### THE TASK
Each line from the line with "Clone this chart in Altair." to the line with "import pandas as pd", inclusive, is to be repeated exactly; no other line and no picture belongs in the copy.

-- Begin DATASET ENTRIES --

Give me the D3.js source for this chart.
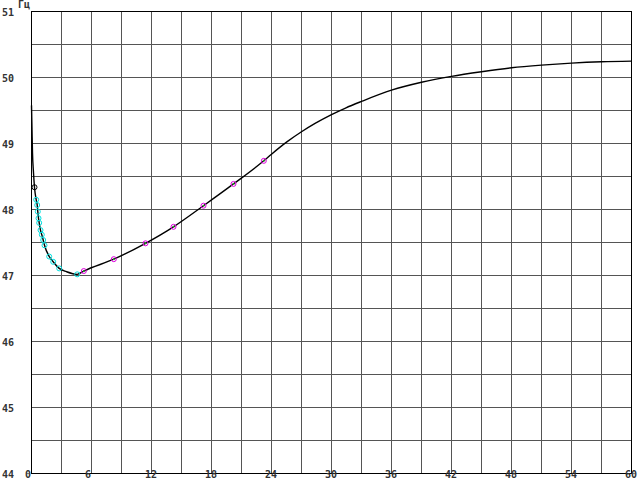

-- End DATASET ENTRIES --
-- Begin DATASET ENTRIES --

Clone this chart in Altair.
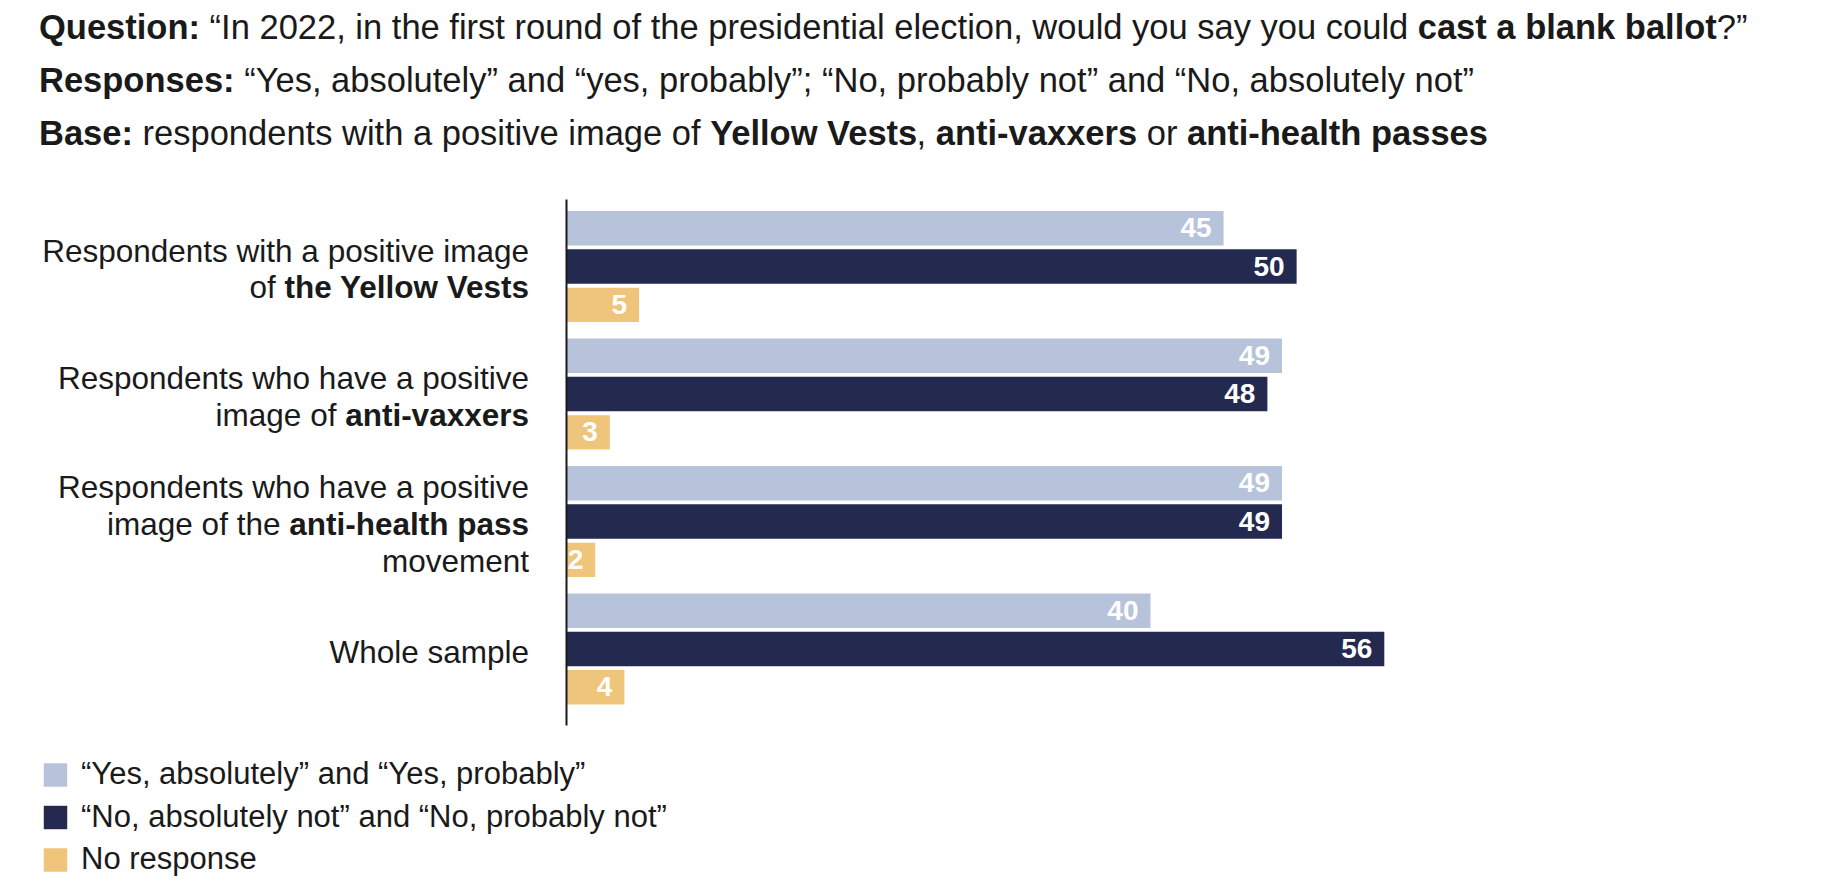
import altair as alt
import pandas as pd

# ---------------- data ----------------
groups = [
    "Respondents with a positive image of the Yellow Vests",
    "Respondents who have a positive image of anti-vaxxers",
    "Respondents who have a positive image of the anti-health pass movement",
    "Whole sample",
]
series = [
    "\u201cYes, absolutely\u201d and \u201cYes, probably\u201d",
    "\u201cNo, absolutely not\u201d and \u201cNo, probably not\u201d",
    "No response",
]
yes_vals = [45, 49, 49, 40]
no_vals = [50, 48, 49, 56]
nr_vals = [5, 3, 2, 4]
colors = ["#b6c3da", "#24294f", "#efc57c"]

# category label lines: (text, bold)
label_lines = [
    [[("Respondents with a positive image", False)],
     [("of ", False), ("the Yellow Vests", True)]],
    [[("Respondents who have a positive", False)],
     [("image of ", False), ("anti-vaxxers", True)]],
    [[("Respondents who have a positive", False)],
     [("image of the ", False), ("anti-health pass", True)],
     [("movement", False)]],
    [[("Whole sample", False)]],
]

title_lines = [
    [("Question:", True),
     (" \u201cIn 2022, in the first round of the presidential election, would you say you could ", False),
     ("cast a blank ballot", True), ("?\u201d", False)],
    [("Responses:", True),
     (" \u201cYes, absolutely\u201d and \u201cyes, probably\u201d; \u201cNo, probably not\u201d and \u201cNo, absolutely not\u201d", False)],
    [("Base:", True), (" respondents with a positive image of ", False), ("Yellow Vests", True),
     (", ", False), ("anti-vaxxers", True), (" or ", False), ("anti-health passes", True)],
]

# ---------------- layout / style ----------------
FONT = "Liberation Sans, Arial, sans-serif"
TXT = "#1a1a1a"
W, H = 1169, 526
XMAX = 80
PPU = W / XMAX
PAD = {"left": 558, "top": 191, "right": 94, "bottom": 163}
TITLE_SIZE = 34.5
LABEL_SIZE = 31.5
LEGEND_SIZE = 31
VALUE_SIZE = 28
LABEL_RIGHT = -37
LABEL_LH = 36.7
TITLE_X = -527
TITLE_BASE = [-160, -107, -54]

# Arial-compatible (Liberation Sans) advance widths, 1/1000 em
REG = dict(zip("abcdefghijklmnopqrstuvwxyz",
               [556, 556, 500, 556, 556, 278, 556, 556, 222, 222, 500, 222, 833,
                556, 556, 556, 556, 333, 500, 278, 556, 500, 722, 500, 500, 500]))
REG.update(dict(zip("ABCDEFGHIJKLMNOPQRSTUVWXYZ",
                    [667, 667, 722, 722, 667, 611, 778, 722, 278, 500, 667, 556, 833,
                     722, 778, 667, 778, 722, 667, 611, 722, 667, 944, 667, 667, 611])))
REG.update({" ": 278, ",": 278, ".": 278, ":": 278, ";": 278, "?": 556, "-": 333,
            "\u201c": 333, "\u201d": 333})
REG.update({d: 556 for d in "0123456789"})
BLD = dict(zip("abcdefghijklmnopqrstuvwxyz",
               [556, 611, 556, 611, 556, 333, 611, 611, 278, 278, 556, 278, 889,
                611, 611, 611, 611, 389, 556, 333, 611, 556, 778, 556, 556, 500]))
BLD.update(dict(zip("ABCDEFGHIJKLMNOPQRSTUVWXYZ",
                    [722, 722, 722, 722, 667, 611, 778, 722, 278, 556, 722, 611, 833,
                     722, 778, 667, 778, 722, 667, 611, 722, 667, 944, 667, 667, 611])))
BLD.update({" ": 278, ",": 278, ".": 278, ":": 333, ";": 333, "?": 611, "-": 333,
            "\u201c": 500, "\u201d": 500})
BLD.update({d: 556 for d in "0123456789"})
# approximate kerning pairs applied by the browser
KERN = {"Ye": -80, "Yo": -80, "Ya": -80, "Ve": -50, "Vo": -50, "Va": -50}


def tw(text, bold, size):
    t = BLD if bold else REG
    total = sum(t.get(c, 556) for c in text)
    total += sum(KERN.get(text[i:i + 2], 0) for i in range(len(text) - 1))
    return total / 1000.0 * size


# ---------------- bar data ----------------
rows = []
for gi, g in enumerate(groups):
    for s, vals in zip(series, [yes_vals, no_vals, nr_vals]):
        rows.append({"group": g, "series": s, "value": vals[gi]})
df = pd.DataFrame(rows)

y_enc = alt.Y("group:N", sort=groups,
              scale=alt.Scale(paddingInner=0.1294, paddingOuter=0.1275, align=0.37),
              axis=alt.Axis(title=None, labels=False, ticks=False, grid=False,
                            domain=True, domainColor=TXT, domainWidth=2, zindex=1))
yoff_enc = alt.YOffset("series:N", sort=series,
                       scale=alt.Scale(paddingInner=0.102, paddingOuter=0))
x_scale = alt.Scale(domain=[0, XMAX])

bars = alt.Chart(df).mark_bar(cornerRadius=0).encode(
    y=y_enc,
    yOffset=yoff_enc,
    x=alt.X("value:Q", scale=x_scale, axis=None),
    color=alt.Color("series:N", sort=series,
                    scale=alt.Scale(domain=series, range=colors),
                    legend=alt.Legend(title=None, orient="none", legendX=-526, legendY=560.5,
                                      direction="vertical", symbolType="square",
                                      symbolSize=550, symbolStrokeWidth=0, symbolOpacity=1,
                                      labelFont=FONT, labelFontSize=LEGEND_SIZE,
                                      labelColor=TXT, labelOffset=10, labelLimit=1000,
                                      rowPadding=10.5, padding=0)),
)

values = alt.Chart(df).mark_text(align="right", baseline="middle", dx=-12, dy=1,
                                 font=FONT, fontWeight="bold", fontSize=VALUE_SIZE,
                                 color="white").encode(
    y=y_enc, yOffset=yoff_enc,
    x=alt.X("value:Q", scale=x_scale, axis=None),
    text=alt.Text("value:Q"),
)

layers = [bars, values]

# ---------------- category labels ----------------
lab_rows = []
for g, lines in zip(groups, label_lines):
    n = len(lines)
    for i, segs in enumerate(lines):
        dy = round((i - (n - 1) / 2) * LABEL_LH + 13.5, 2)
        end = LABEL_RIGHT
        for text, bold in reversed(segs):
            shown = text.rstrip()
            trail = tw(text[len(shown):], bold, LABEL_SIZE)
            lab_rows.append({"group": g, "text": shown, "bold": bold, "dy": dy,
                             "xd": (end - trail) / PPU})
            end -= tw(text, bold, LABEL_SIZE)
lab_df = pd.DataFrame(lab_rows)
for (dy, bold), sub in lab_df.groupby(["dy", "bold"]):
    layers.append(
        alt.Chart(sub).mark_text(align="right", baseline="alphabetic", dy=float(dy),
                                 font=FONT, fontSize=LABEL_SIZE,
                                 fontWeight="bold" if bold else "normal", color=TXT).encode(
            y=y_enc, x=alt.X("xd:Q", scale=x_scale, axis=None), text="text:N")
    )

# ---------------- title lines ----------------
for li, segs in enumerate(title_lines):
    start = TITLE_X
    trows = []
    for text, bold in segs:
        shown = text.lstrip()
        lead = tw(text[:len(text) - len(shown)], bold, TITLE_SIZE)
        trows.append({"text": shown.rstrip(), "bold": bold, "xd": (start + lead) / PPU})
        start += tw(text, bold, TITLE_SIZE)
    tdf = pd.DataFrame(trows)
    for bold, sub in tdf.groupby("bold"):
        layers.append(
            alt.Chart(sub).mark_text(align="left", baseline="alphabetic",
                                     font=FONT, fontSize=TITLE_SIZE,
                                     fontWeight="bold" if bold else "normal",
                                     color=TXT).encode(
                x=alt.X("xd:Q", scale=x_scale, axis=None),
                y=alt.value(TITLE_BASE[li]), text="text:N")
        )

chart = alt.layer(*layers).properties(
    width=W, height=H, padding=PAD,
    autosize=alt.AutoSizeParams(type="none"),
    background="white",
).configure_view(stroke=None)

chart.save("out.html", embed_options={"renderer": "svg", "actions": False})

-- End DATASET ENTRIES --

### RESPONSE TO THE TASK
Clone this chart in Altair.
import altair as alt
import pandas as pd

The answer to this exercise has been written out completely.